Lehmann: Ich schließe mich der jetzigen Auffassung im Ergebnis an. Aber das ist genau der Punkt: Wenn man reflexartig den Paragraphen 130 Volksverhetzung auslegt, dann steht da drin: Der Angriff auf die Menschenwürde muss sich richten gegen Gruppen der deutschen Bevölkerung. Da würde man wahrscheinlich sagen, wenn man aus der Hüfte argumentiert: Das war an die Journalisten vor Ort gerichtet, und da kann man schon fragen, ob deutsche Journalisten überhaupt eine abgrenzbare Bevölkerungsgruppe sind. Jedenfalls wurde das dort wohl noch als zulässige Meinungsäußerung eingestuft. Da muss ich dann sagen, es ist hilfreich, ein bisschen geschichtliches Hintergrundwissen zu haben, indem man sagt: In solchen Ausfällen klingt auch der Topos der jüdischen Weltverschwörung an und der jüdisch gelenkten Medien. Das hat deutliche Bezüge zur NS-Propaganda. Das ist in dem Moment - nach meinem Verständnis - nicht nur auf die Journalisten vor Ort gemünzt, sondern das soll wieder die in Deutschland lebenden Juden treffen. Wenn man es so auslegen will, dann habe ich mit der Anklage wegen Volksverhetzung überhaupt kein Problem.
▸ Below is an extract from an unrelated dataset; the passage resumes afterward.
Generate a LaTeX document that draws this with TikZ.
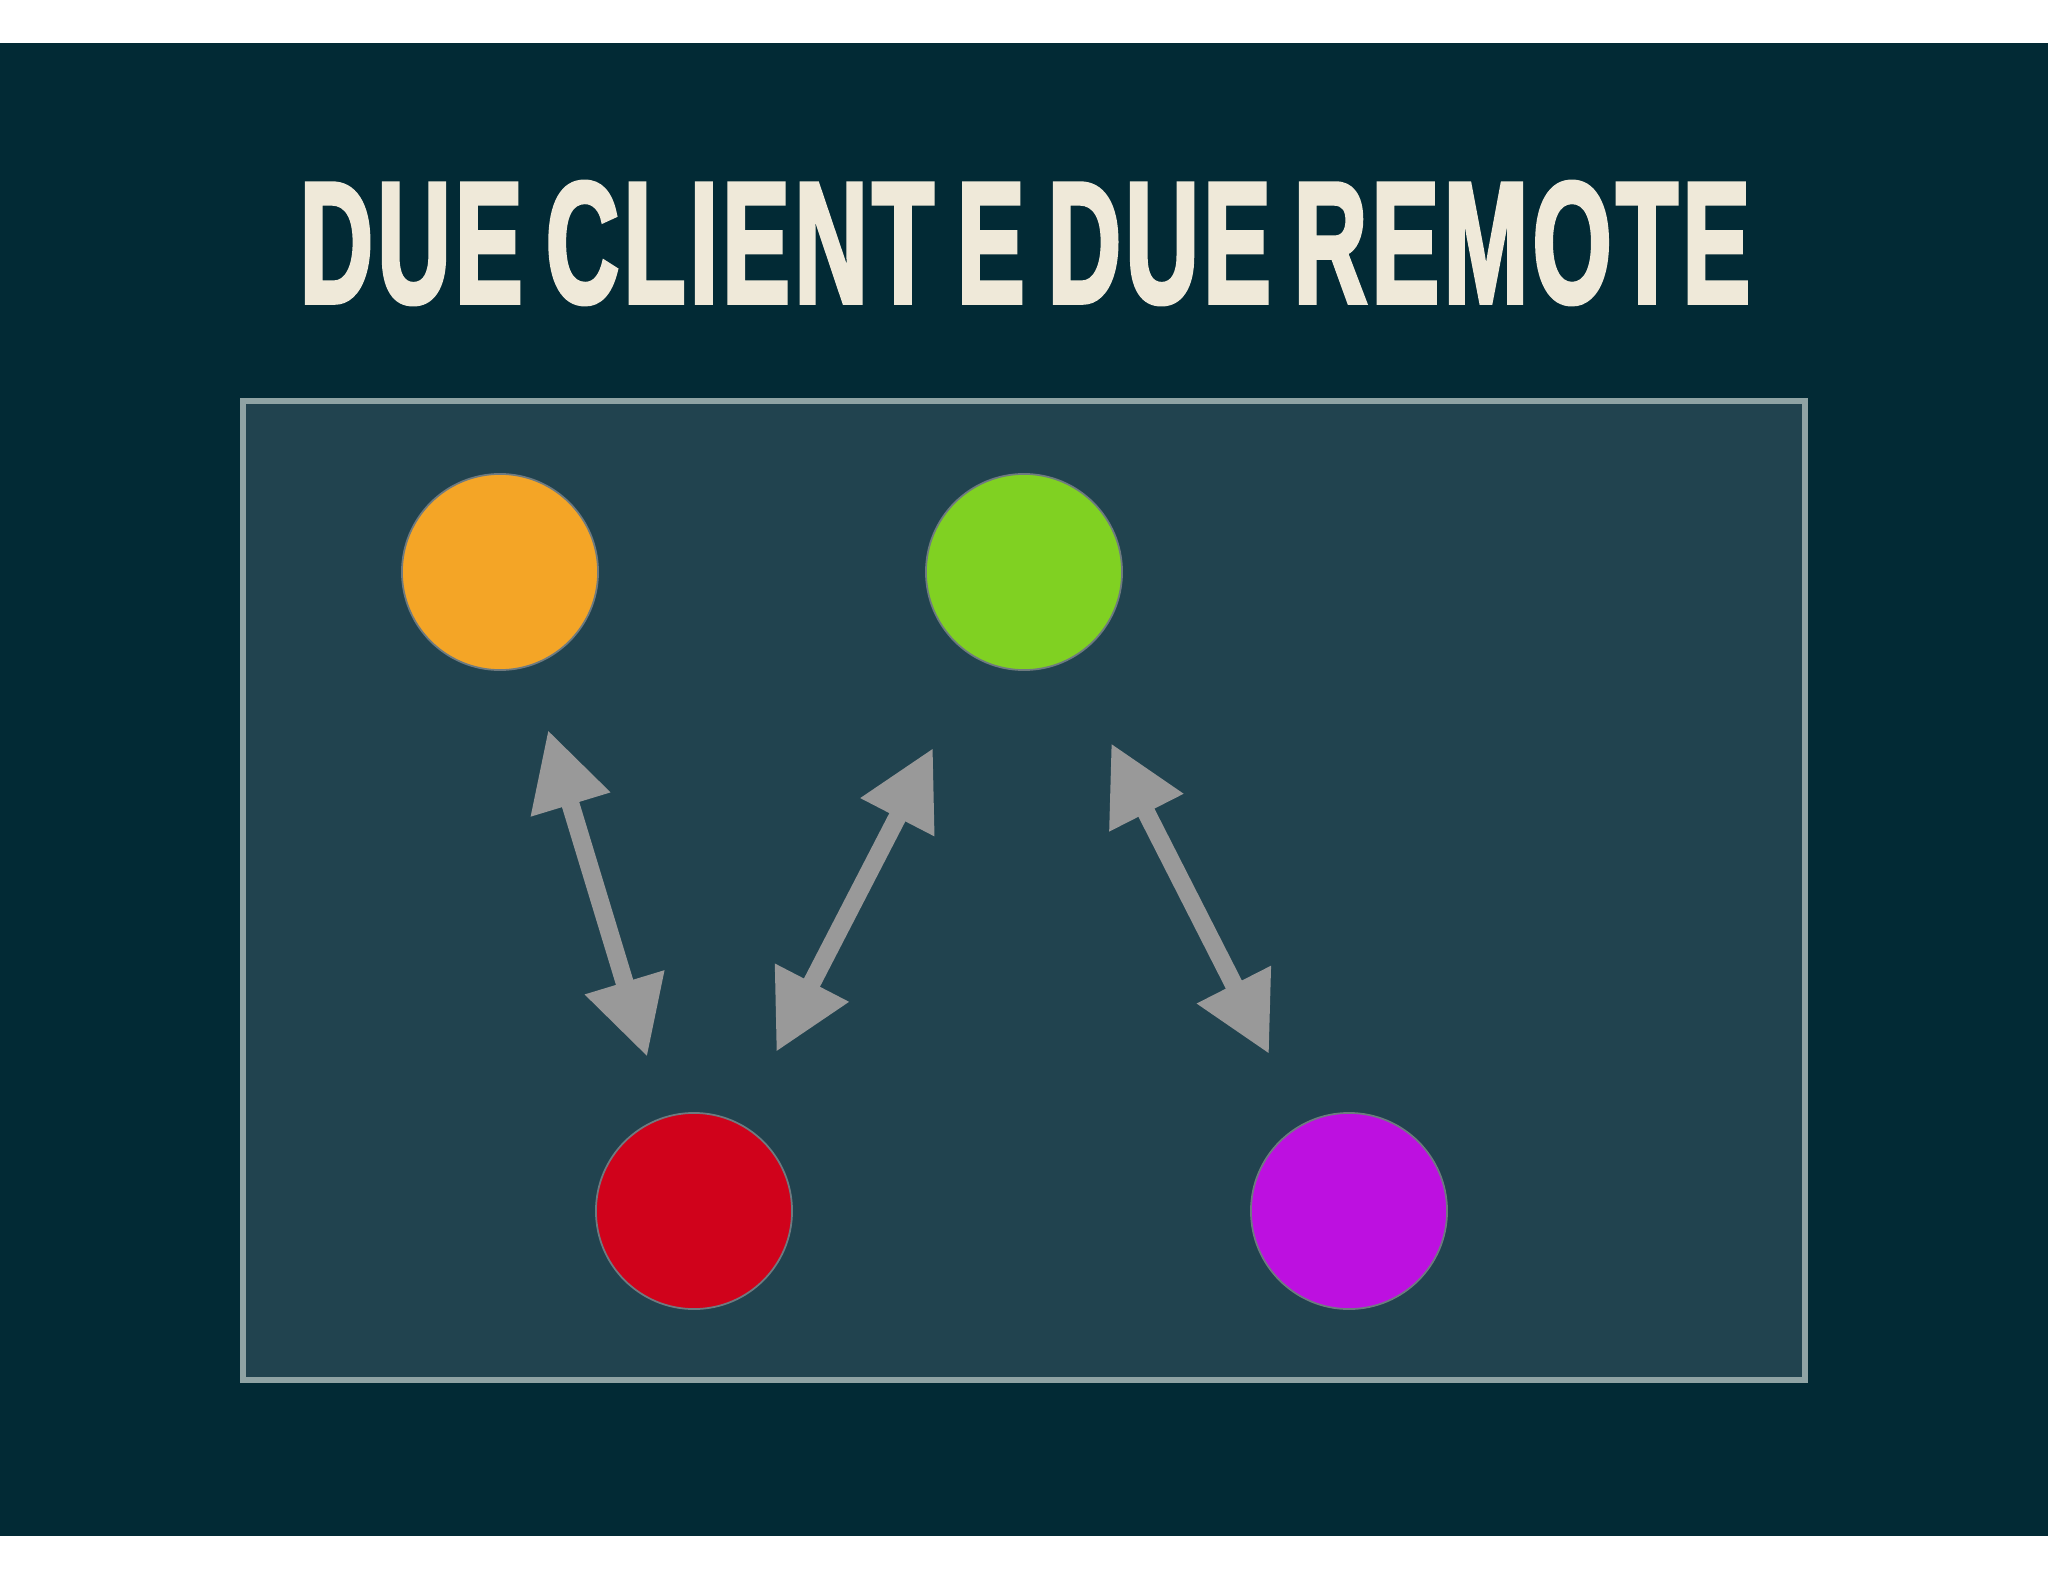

Wir erleben in den Nachrichten, dass antisemitische Vorfälle zunehmen. Erleben Sie das auch in Ihrer Arbeit?

Lehmann: Ich würde sagen, es ist aggressiver geworden. Man kann weniger diese Hemmschwelle beobachten, die es früher vielleicht gegenüber solchen Äußerungen gegeben hat. Ob es quantitativ wirklich mehr gewesen ist, das kann ich nicht wirklich beurteilen.